Nel ruolo del protagonista Brenta aveva pensato e chiesto la disponibilità a Pier Paolo Pasolini, che però fu costretto a rinunciare per gli impegni di regìa con Il fiore delle mille e una notte. Il felicissimo e fortunato “ripiego” cadde allora su Carlo Cabrini, che aveva interpretato I fidanzati di Olmi, un volto perfetto per una storia ai confini tra periferia urbana e mondo contadino.

Carlo Cabrini, il protagonista
Un cinema sopravvissuto al mercato
Brenta costruisce il suo film partendo dalle pagine di Milano, Corea, “un’inchiesta sull’immigrazione interna nel Nord Italia condotta nel 1960 dal sociologo Danilo Montaldi e da Franco Alasia, operaio – scrittore vicino a Danilo Dolci”; i sopralluoghi poi lo inducono a riscrivere la sceneggiatura, prima di mettersi dietro la macchina da presa con la quale ritrae i suoi non attori (con l’eccezione di Maria Monti) con la distanza di un entomologo che espone il caso, come farebbe uno scrittore naturalista. Allora come oggi il suo cinema oscilla tra antropologia e osservazione sociale, con uno sguardo sempre attento alla marginalità investita dai cambiamenti. Lo stile aspro e severo (formato 1.33.1, fotografia ruvida da prassi distributiva Italnoleggio, rari movimenti di macchina, musiche essenziali di Nicola Piovani) diviene così un atteggiamento etico, vicino a un grado zero della scrittura e ovviamente distante da ogni astuta manipolazione del linguaggio espressivo. Oggi il cinema italiano fatica non poco a rappresentare la realtà e quando vi si addentra, quasi sempre ha bisogno del caso che “fa rumore” cavalcando la cronaca, meglio se legato a un testo narrativo che ha già fatto la sua strada nelle librerie. L’operazione inizia dunque con una pre-pubblicità di base che garantisce già una fetta di mercato, cui si aggiunge la risonanza mediatica del fatto sociale.
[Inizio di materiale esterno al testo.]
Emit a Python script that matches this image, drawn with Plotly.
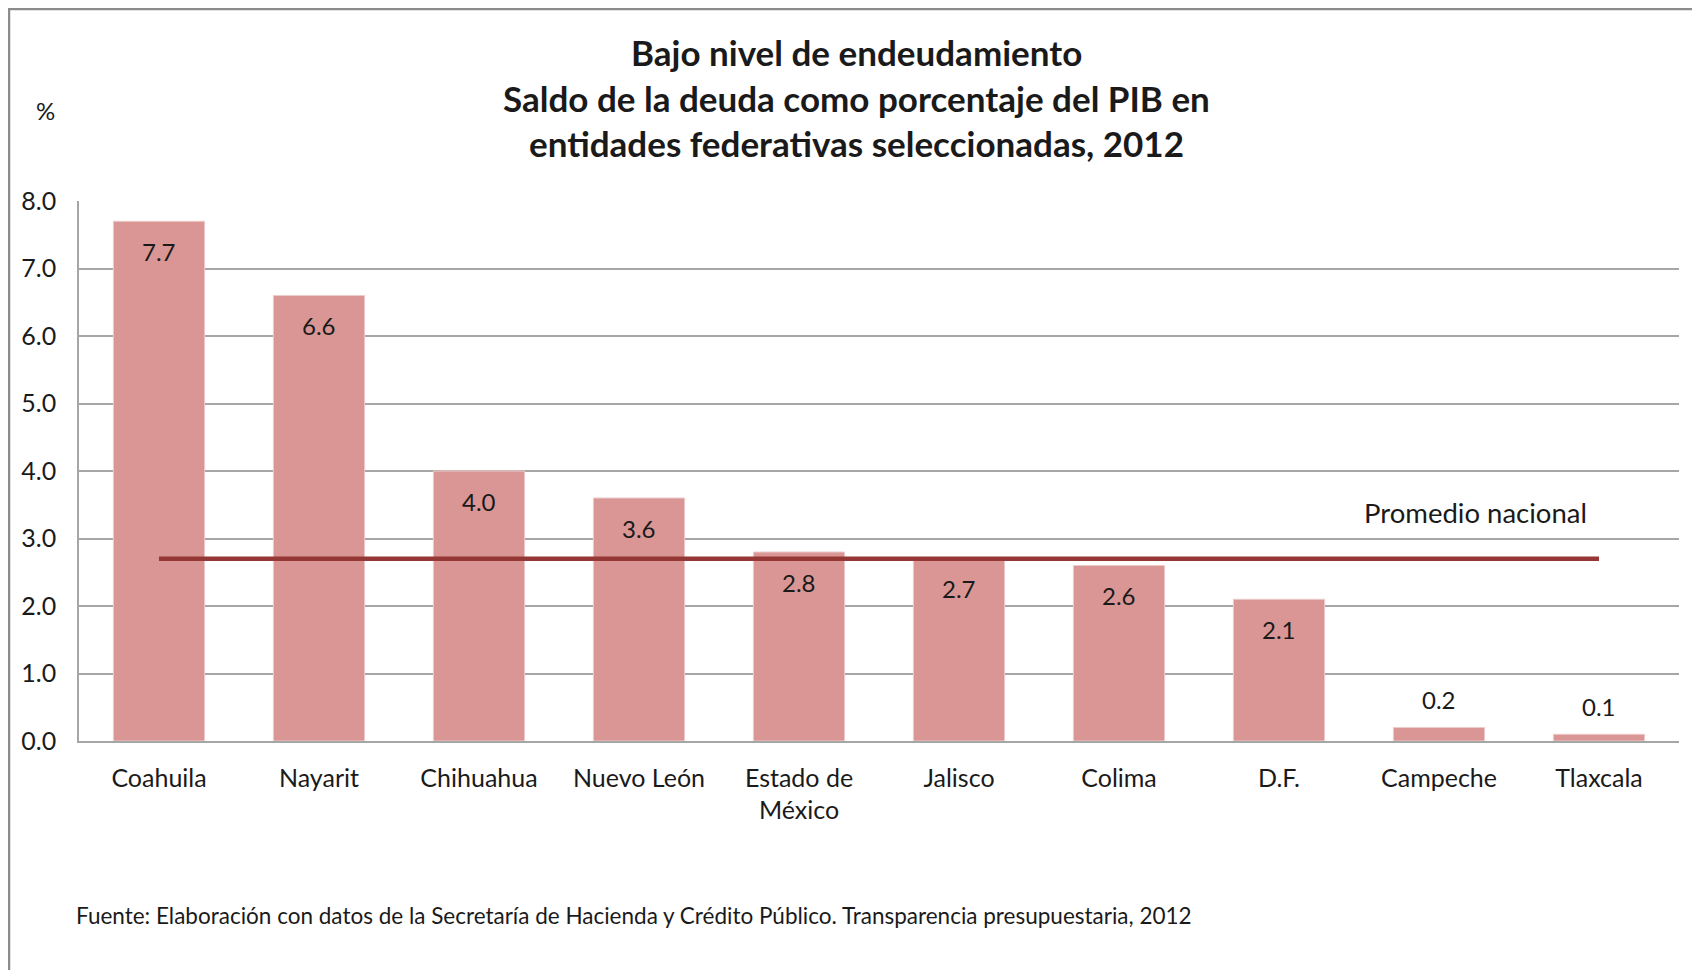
import plotly.graph_objects as go

categories = ["Coahuila", "Nayarit", "Chihuahua", "Nuevo León", "Estado de<br>México",
              "Jalisco", "Colima", "D.F.", "Campeche", "Tlaxcala"]
deuda_pib = [7.7, 6.6, 4.0, 3.6, 2.8, 2.7, 2.6, 2.1, 0.2, 0.1]
promedio_nacional = 2.7
y_ticks = [0, 1, 2, 3, 4, 5, 6, 7, 8]

title_lines = ["Bajo nivel de endeudamiento",
               "Saldo de la deuda como porcentaje del PIB en",
               "entidades federativas seleccionadas, 2012"]
fuente = "Fuente: Elaboración con datos de la Secretaría de Hacienda y Crédito Público. Transparencia presupuestaria, 2012"

FONT = "Lato"
TXT = "#1a1a1a"
OFF = 8  # page body margin
W, H = 1700 - 2 * OFF, 978 - 2 * OFF
# plot area in figure pixels (page pixels minus body margin)
L, R, T, B = 79 - OFF, 1679 - OFF, 201 - OFF, 741 - OFF
PW, PH = R - L, B - T


def px(x):  # page pixel -> paper
    return (x - OFF - L) / PW


def py(y):
    return (B - (y - OFF)) / PH


fig = go.Figure()
fig.add_trace(go.Bar(
    x=categories, y=deuda_pib,
    marker=dict(color="#D99694", line=dict(color="#EDCBCA", width=1)),
    showlegend=False, hoverinfo="x+y",
))
fig.add_trace(go.Scatter(
    x=categories, y=[promedio_nacional] * len(categories),
    mode="lines", line=dict(color="#953735", width=4.5),
    showlegend=False, hoverinfo="skip",
))

annotations = []
for c, v in zip(categories, deuda_pib):
    inside = v > 1
    annotations.append(dict(
        x=c, y=v, xref="x", yref="y", text=f"{v:.1f}", showarrow=False,
        yshift=-30 if inside else 28, font=dict(family=FONT, size=24, color=TXT),
    ))
for i, t in enumerate(title_lines):
    annotations.append(dict(
        x=px(856), y=py(52 + 45.5 * i), xref="paper", yref="paper", text=f"<b>{t}</b>",
        showarrow=False, xanchor="center", yanchor="middle",
        font=dict(family=FONT, size=35, color=TXT),
    ))
annotations.append(dict(x=px(45), y=py(111), xref="paper", yref="paper", text="%",
                        showarrow=False, xanchor="center", yanchor="middle",
                        font=dict(family=FONT, size=24, color=TXT)))
annotations.append(dict(x=px(1475), y=py(512), xref="paper", yref="paper", text="Promedio nacional",
                        showarrow=False, xanchor="center", yanchor="middle",
                        font=dict(family=FONT, size=27.5, color=TXT)))
annotations.append(dict(x=px(74), y=py(916), xref="paper", yref="paper", text=fuente,
                        showarrow=False, xanchor="left", yanchor="middle",
                        font=dict(family=FONT, size=22.5, color=TXT)))

shapes = [
    dict(type="line", xref="paper", yref="paper", x0=px(8), x1=px(1700), y0=py(9), y1=py(9),
         line=dict(color="#8C8C8C", width=2.5)),
    dict(type="line", xref="paper", yref="paper", x0=px(9), x1=px(9), y0=py(8), y1=py(978),
         line=dict(color="#8C8C8C", width=2.5)),
]

fig.update_layout(
    width=W, height=H,
    margin=dict(l=L, r=W - R, t=T, b=H - B, pad=0, autoexpand=False),
    paper_bgcolor="white", plot_bgcolor="white",
    bargap=0.43,
    font=dict(family=FONT, size=24, color=TXT),
    annotations=annotations, shapes=shapes,
    xaxis=dict(showgrid=False, showline=True, linecolor="#A6A6A6", linewidth=1.5,
               automargin=False,
               ticks="outside", ticklen=14, tickcolor="rgba(0,0,0,0)",
               tickfont=dict(family=FONT, size=25, color=TXT), fixedrange=True),
    yaxis=dict(range=[0, 8], tickvals=y_ticks, tickformat=".1f",
               automargin=False,
               showgrid=True, gridcolor="#A6A6A6", gridwidth=1.5,
               showline=True, linecolor="#A6A6A6", linewidth=1.5, zeroline=False,
               ticks="outside", ticklen=16, tickcolor="rgba(0,0,0,0)",
               tickfont=dict(family=FONT, size=25, color=TXT), fixedrange=True),
)

fig.write_html("out.html")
Esempio attuale può essere quello di un’opera dignitosa e ben recitata come Familia di Francesco Costabile (tratta da un romanzo autobiografico sul tema della violenza maschile in famiglia), che a tratti rappresenta il reale con quel poeticismo (anche inopportuno) creato ad arte con ralenti e musica, per non parlare delle manipolazioni fotografiche. Guarda caso anche un film di successo popolare come Il ragazzo dai pantaloni rosa (tema il bullismo e storia vera di ampia risonanza) di Margherita Ferri abbonda in ralenti che dilatano le scene madri e i cuori dei giovani spettatori. Brenta, invece, ha mantenuto nel tempo la sua idea di cinema attraversando la fine del secolo scorso ed entrando nell’attuale senza flessioni e compromessi, pagando la sua lontananza dal mercato ma conservando la sua visione critica del mondo. Che oggi, come dice lui da bravo veneziano che guarda il cielo prima di mettersi in viaggio, sta andando “in malora”.